§ **SUPPLIED INFORMATION**
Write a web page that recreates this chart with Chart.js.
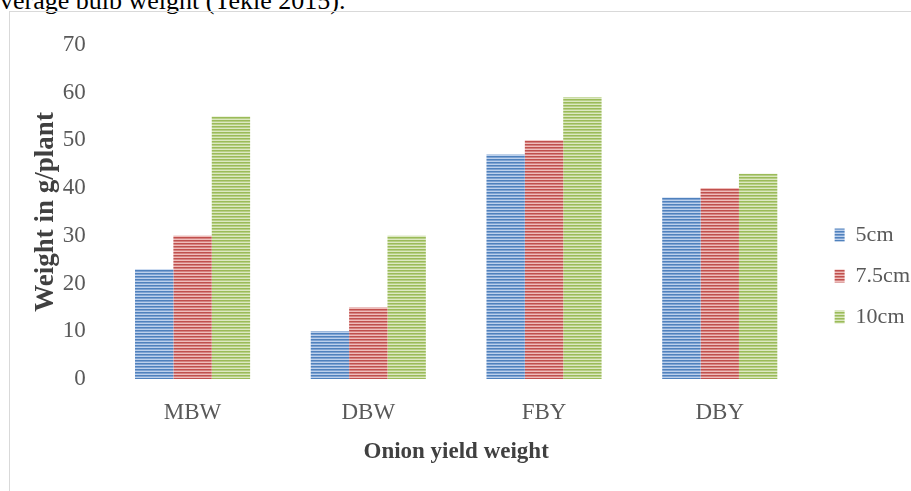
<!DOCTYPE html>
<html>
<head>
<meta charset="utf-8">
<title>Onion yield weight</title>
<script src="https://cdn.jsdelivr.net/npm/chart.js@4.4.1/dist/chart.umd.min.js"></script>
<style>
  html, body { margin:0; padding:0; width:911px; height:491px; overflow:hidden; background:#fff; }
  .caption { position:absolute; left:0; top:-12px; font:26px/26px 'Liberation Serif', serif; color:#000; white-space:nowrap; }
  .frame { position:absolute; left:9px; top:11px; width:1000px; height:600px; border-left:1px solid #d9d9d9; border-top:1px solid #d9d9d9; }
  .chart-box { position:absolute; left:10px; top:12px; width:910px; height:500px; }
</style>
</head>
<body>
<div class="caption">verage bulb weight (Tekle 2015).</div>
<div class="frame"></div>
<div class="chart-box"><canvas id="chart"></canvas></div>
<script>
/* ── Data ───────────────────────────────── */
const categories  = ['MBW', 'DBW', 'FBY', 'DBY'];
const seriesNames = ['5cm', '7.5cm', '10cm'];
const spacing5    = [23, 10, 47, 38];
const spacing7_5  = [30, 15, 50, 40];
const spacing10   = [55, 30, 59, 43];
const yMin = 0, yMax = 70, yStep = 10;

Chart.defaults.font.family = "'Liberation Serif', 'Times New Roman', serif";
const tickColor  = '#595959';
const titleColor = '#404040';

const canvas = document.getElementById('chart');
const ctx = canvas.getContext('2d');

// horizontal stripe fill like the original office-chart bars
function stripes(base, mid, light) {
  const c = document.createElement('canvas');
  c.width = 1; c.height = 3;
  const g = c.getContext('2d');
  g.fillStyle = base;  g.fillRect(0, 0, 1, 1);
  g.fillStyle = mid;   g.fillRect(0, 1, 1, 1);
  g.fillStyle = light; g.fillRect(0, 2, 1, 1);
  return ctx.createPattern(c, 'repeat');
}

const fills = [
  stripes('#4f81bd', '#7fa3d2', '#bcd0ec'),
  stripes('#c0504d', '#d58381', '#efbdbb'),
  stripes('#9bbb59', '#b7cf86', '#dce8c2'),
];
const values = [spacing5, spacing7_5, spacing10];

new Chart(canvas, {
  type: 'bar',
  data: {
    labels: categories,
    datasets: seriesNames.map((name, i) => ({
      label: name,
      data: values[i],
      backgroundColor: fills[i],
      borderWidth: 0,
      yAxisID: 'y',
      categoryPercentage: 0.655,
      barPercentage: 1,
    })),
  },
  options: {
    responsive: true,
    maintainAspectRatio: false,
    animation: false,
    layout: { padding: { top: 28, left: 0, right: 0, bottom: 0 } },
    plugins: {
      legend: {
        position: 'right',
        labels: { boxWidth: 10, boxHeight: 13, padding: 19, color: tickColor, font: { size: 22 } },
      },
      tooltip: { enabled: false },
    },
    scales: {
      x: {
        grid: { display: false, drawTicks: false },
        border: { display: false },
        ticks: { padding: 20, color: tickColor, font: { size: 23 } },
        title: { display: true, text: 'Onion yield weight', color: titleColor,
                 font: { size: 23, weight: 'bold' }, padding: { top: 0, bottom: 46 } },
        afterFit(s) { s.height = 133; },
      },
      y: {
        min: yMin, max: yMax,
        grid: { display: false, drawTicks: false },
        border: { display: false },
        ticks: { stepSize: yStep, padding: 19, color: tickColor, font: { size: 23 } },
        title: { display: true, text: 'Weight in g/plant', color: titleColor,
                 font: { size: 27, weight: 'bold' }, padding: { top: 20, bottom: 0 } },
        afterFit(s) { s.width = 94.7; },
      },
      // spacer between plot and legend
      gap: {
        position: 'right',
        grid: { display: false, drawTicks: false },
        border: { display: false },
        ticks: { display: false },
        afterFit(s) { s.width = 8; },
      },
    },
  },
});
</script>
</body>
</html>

§ **WHAT YOU HAVE TO DO**
Write the material out again exactly as it appears, dropping the pictures.

§ **OUTPUT**
Write a web page that recreates this chart with Chart.js.
<!DOCTYPE html>
<html>
<head>
<meta charset="utf-8">
<title>Onion yield weight</title>
<script src="https://cdn.jsdelivr.net/npm/chart.js@4.4.1/dist/chart.umd.min.js"></script>
<style>
  html, body { margin:0; padding:0; width:911px; height:491px; overflow:hidden; background:#fff; }
  .caption { position:absolute; left:0; top:-12px; font:26px/26px 'Liberation Serif', serif; color:#000; white-space:nowrap; }
  .frame { position:absolute; left:9px; top:11px; width:1000px; height:600px; border-left:1px solid #d9d9d9; border-top:1px solid #d9d9d9; }
  .chart-box { position:absolute; left:10px; top:12px; width:910px; height:500px; }
</style>
</head>
<body>
<div class="caption">verage bulb weight (Tekle 2015).</div>
<div class="frame"></div>
<div class="chart-box"><canvas id="chart"></canvas></div>
<script>
/* ── Data ───────────────────────────────── */
const categories  = ['MBW', 'DBW', 'FBY', 'DBY'];
const seriesNames = ['5cm', '7.5cm', '10cm'];
const spacing5    = [23, 10, 47, 38];
const spacing7_5  = [30, 15, 50, 40];
const spacing10   = [55, 30, 59, 43];
const yMin = 0, yMax = 70, yStep = 10;

Chart.defaults.font.family = "'Liberation Serif', 'Times New Roman', serif";
const tickColor  = '#595959';
const titleColor = '#404040';

const canvas = document.getElementById('chart');
const ctx = canvas.getContext('2d');

// horizontal stripe fill like the original office-chart bars
function stripes(base, mid, light) {
  const c = document.createElement('canvas');
  c.width = 1; c.height = 3;
  const g = c.getContext('2d');
  g.fillStyle = base;  g.fillRect(0, 0, 1, 1);
  g.fillStyle = mid;   g.fillRect(0, 1, 1, 1);
  g.fillStyle = light; g.fillRect(0, 2, 1, 1);
  return ctx.createPattern(c, 'repeat');
}

const fills = [
  stripes('#4f81bd', '#7fa3d2', '#bcd0ec'),
  stripes('#c0504d', '#d58381', '#efbdbb'),
  stripes('#9bbb59', '#b7cf86', '#dce8c2'),
];
const values = [spacing5, spacing7_5, spacing10];

new Chart(canvas, {
  type: 'bar',
  data: {
    labels: categories,
    datasets: seriesNames.map((name, i) => ({
      label: name,
      data: values[i],
      backgroundColor: fills[i],
      borderWidth: 0,
      yAxisID: 'y',
      categoryPercentage: 0.655,
      barPercentage: 1,
    })),
  },
  options: {
    responsive: true,
    maintainAspectRatio: false,
    animation: false,
    layout: { padding: { top: 28, left: 0, right: 0, bottom: 0 } },
    plugins: {
      legend: {
        position: 'right',
        labels: { boxWidth: 10, boxHeight: 13, padding: 19, color: tickColor, font: { size: 22 } },
      },
      tooltip: { enabled: false },
    },
    scales: {
      x: {
        grid: { display: false, drawTicks: false },
        border: { display: false },
        ticks: { padding: 20, color: tickColor, font: { size: 23 } },
        title: { display: true, text: 'Onion yield weight', color: titleColor,
                 font: { size: 23, weight: 'bold' }, padding: { top: 0, bottom: 46 } },
        afterFit(s) { s.height = 133; },
      },
      y: {
        min: yMin, max: yMax,
        grid: { display: false, drawTicks: false },
        border: { display: false },
        ticks: { stepSize: yStep, padding: 19, color: tickColor, font: { size: 23 } },
        title: { display: true, text: 'Weight in g/plant', color: titleColor,
                 font: { size: 27, weight: 'bold' }, padding: { top: 20, bottom: 0 } },
        afterFit(s) { s.width = 94.7; },
      },
      // spacer between plot and legend
      gap: {
        position: 'right',
        grid: { display: false, drawTicks: false },
        border: { display: false },
        ticks: { display: false },
        afterFit(s) { s.width = 8; },
      },
    },
  },
});
</script>
</body>
</html>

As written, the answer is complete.